* start *

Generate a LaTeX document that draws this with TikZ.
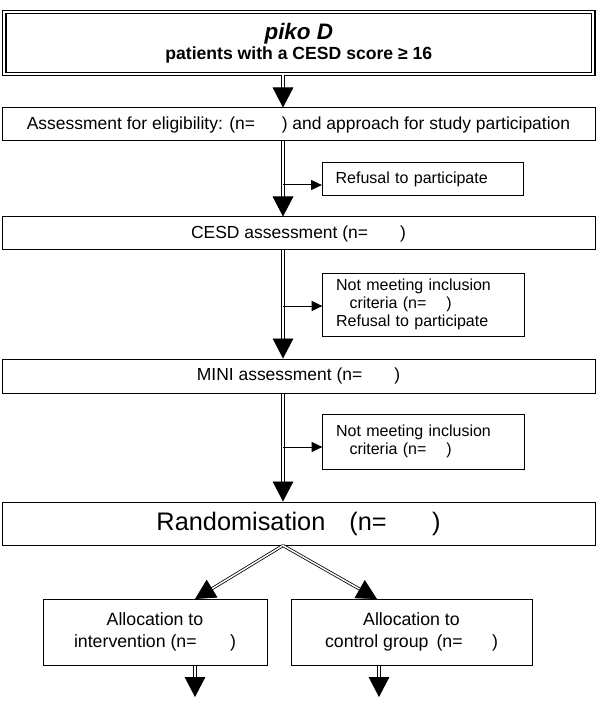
\documentclass[tikz,border=0pt]{standalone}
\usepackage{fontspec}
\setmainfont{Liberation Sans}
\usetikzlibrary{arrows.meta}
\begin{document}
\begin{tikzpicture}[x=0.75pt,y=-0.75pt,
  wide/.style={draw, line width=0.75pt, inner sep=0pt, minimum width=444.75pt},
  side/.style={draw, line width=0.75pt, inner sep=0pt, minimum width=151pt, text width=131pt, align=left, font=\fontsize{12}{13.5}\selectfont},
  alloc/.style={draw, line width=0.75pt, inner sep=0pt, minimum height=49.5pt, align=center, font=\fontsize{13.3}{16.5}\selectfont},
  normal/.style={font=\fontsize{13.1}{15}\selectfont},
  mainarr/.style={draw, line width=0.6pt, double, double distance=1.1pt, -{Triangle[width=15.5pt,length=15pt]}},
  sidearr/.style={draw, line width=0.75pt, -{Triangle[width=7.5pt,length=8pt]}}]
\useasboundingbox (0,0) rectangle (600,716);

% boxes
\node[draw, double, line width=0.9pt, double distance=1.6pt, inner sep=0pt,
      minimum width=441.75pt, minimum height=46.5pt, align=center] (top) at (298.8,43)
  {{\fontsize{16.8}{18}\selectfont\bfseries\itshape piko D}\\[1pt]
   {\fontsize{13.2}{15}\selectfont\bfseries patients with a CESD score ≥ 16}};
\node[wide, normal, minimum height=24.75pt] (elig) at (298.5,124.5)
  {Assessment for eligibility: (n=\hspace{20pt}) and approach for study participation};
\node[side, minimum height=24.75pt] (ref) at (423,179.5) {Refusal to participate};
\node[wide, normal, minimum height=24.75pt] (cesd) at (298.5,233.5)
  {CESD assessment (n=\hspace{24pt})};
\node[side, minimum height=47.25pt] (nm1) at (423.5,304.5)
  {Not meeting inclusion\\\hspace*{10pt}criteria (n=\hspace{15pt})\\Refusal to participate};
\node[wide, normal, minimum height=25.5pt] (mini) at (298.5,376)
  {MINI assessment (n=\hspace{24pt})};
\node[side, minimum height=41.25pt] (nm2) at (423.5,441.5)
  {Not meeting inclusion\\\hspace*{10pt}criteria (n=\hspace{15pt})};
\node[wide, minimum height=32.25pt, font=\fontsize{19}{22}\selectfont] (rand) at (298.5,523.5)
  {Randomisation\hspace{18pt}(n=\hspace{34pt})};
\node[alloc, minimum width=168pt] (allocL) at (155,632)
  {Allocation to\\intervention (n=\hspace{25pt})};
\node[alloc, minimum width=180.75pt] (allocR) at (411.5,632)
  {Allocation to\\control group\hspace{6pt}(n=\hspace{22pt})};

% helper coordinates
\coordinate (spine) at (283,0);
\coordinate (s1) at (283,185);
\coordinate (s2) at (283,306);
\coordinate (s3) at (283,447);
\coordinate (tipL) at (195,599);
\coordinate (tipR) at (377,599);
\coordinate (endL) at (195,697);
\coordinate (endR) at (379,697);

% main flow
\draw[mainarr] (top.south -| spine) -- (elig.north -| spine);
\draw[mainarr] (elig.south -| spine) -- (cesd.north -| spine);
\draw[mainarr] (cesd.south -| spine) -- (mini.north -| spine);
\draw[mainarr] (mini.south -| spine) -- (rand.north -| spine);
\draw[mainarr] (rand.south -| spine) -- (tipL);
\draw[mainarr] (rand.south -| spine) -- (tipR);
\draw[mainarr] (allocL.south -| endL) -- (endL);
\draw[mainarr] (allocR.south -| endR) -- (endR);

% side flows
\draw[sidearr] (s1) -- (s1 -| ref.west);
\draw[sidearr] (s2) -- (s2 -| nm1.west);
\draw[sidearr] (s3) -- (s3 -| nm2.west);
\end{tikzpicture}
\end{document}
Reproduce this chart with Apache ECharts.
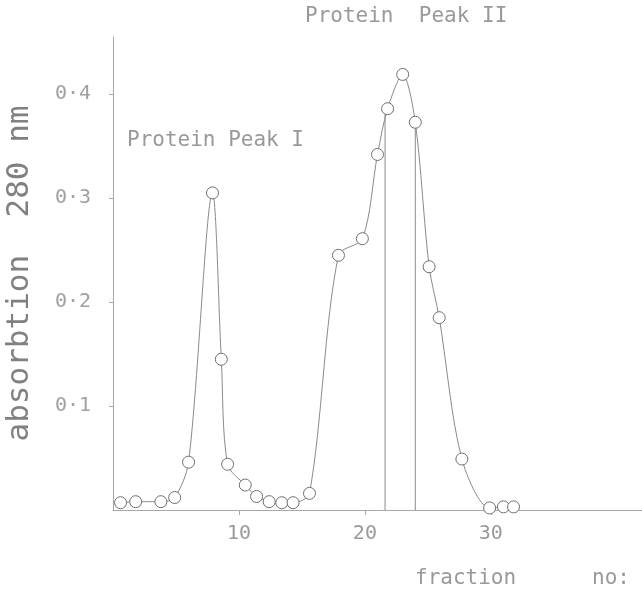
<!DOCTYPE html>
<html>
<head>
<meta charset="utf-8">
<script src="https://cdn.jsdelivr.net/npm/echarts@6/dist/echarts.min.js"></script>
<style>
  html, body { margin: 0; padding: 0; background: #fff; }
  #chart { width: 642px; height: 602px; }
</style>
</head>
<body>
<div id="chart"></div>
<script>
// fraction number and absorbance at 280 nm
const fractions = [0.6, 1.8, 3.8, 4.9, 6.0, 7.9, 8.6, 9.1, 10.5, 11.4, 12.4, 13.4, 14.3, 15.6,
                   17.9, 19.8, 21.0, 21.8, 23.0, 24.0, 25.1, 25.9, 27.7, 29.9, 31.0, 31.8];
const absorbance = [0.007, 0.008, 0.008, 0.012, 0.046, 0.305, 0.145, 0.044, 0.024, 0.013, 0.008, 0.007, 0.007, 0.016,
                    0.245, 0.261, 0.342, 0.386, 0.419, 0.373, 0.234, 0.185, 0.049, 0.002, 0.003, 0.003];
// pooled fraction cut lines under peak II
const cutFractions = [21.6, 24.0];
const cutTops = [0.382, 0.370];
const xTicks = [10, 20, 30];
const yTicks = [0.1, 0.2, 0.3, 0.4];

const chart = echarts.init(document.getElementById('chart'));
const mono = "'DejaVu Sans Mono', monospace";
const ink = '#8a8a8a';

const option = {
  backgroundColor: '#fff',
  animation: false,
  grid: { left: 113, right: 0, top: 37, bottom: 92, containLabel: false, outerBoundsMode: 'none' },
  xAxis: {
    type: 'value',
    min: 0,
    max: 42,
    axisLine: { show: true, lineStyle: { color: '#a8a8a8', width: 1 } },
    axisTick: { show: true, length: 5, lineStyle: { color: '#a8a8a8' }, customValues: xTicks },
    axisLabel: {
      customValues: xTicks,
      color: '#999',
      fontFamily: mono,
      fontSize: 20,
      margin: 14
    },
    splitLine: { show: false }
  },
  yAxis: {
    type: 'value',
    min: 0,
    max: 0.455,
    name: 'absorbtion  280 nm',
    nameLocation: 'middle',
    nameGap: 78,
    nameTextStyle: { color: '#808080', fontFamily: mono, fontSize: 31 },
    axisLine: { show: true, lineStyle: { color: '#a8a8a8', width: 1 } },
    axisTick: { show: true, length: 4, lineStyle: { color: '#a8a8a8' }, customValues: yTicks },
    axisLabel: {
      customValues: yTicks,
      color: '#a0a0a0',
      fontFamily: mono,
      fontSize: 20,
      margin: 22,
      formatter: v => v.toFixed(1).replace('.', '·')
    },
    splitLine: { show: false }
  },
  series: [
    {
      type: 'line',
      data: fractions.map((f, i) => [f, absorbance[i]]),
      smooth: 0.3,
      symbol: 'circle',
      symbolSize: 12,
      lineStyle: { color: ink, width: 1 },
      itemStyle: { color: '#fff', borderColor: '#707070', borderWidth: 1 },
      z: 3
    },
    ...cutFractions.map((f, i) => ({
      type: 'line',
      data: [[f, 0], [f, cutTops[i]]],
      symbol: 'none',
      lineStyle: { color: ink, width: 1 },
      z: 2
    }))
  ],
  graphic: [
    { type: 'text', left: 305, top: 6,
      style: { text: 'Protein  Peak II', fill: '#999', font: "21px 'DejaVu Sans Mono'" } },
    { type: 'text', left: 127, top: 130,
      style: { text: 'Protein Peak I', fill: '#999', font: "21px 'DejaVu Sans Mono'" } },
    { type: 'text', left: 415, top: 568,
      style: { text: 'fraction      no:', fill: '#999', font: "21px 'DejaVu Sans Mono'" } }
  ]
};

chart.setOption(option);
</script>
</body>
</html>
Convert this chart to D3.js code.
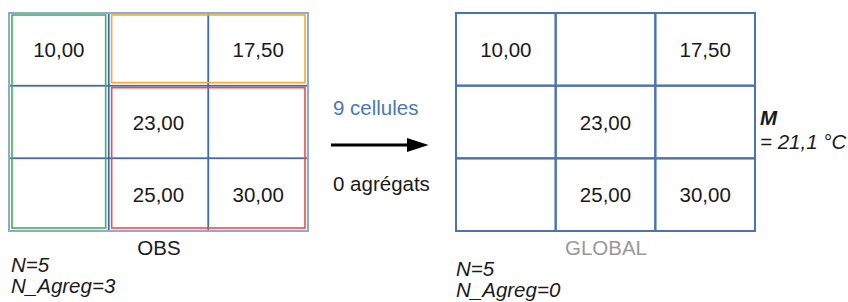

* end *

Write out again, exactly, the lines from the start of the listing up to the line containing "(0,0) rectangle (600,716);", with both ends and without pictures.

Generate a LaTeX document that draws this with TikZ.
\documentclass[tikz,border=0pt]{standalone}
\usepackage{fontspec}
\setmainfont{Liberation Sans}
\usetikzlibrary{arrows.meta}
\begin{document}
\begin{tikzpicture}[x=0.75pt,y=-0.75pt,
  wide/.style={draw, line width=0.75pt, inner sep=0pt, minimum width=444.75pt},
  side/.style={draw, line width=0.75pt, inner sep=0pt, minimum width=151pt, text width=131pt, align=left, font=\fontsize{12}{13.5}\selectfont},
  alloc/.style={draw, line width=0.75pt, inner sep=0pt, minimum height=49.5pt, align=center, font=\fontsize{13.3}{16.5}\selectfont},
  normal/.style={font=\fontsize{13.1}{15}\selectfont},
  mainarr/.style={draw, line width=0.6pt, double, double distance=1.1pt, -{Triangle[width=15.5pt,length=15pt]}},
  sidearr/.style={draw, line width=0.75pt, -{Triangle[width=7.5pt,length=8pt]}}]
\useasboundingbox (0,0) rectangle (600,716);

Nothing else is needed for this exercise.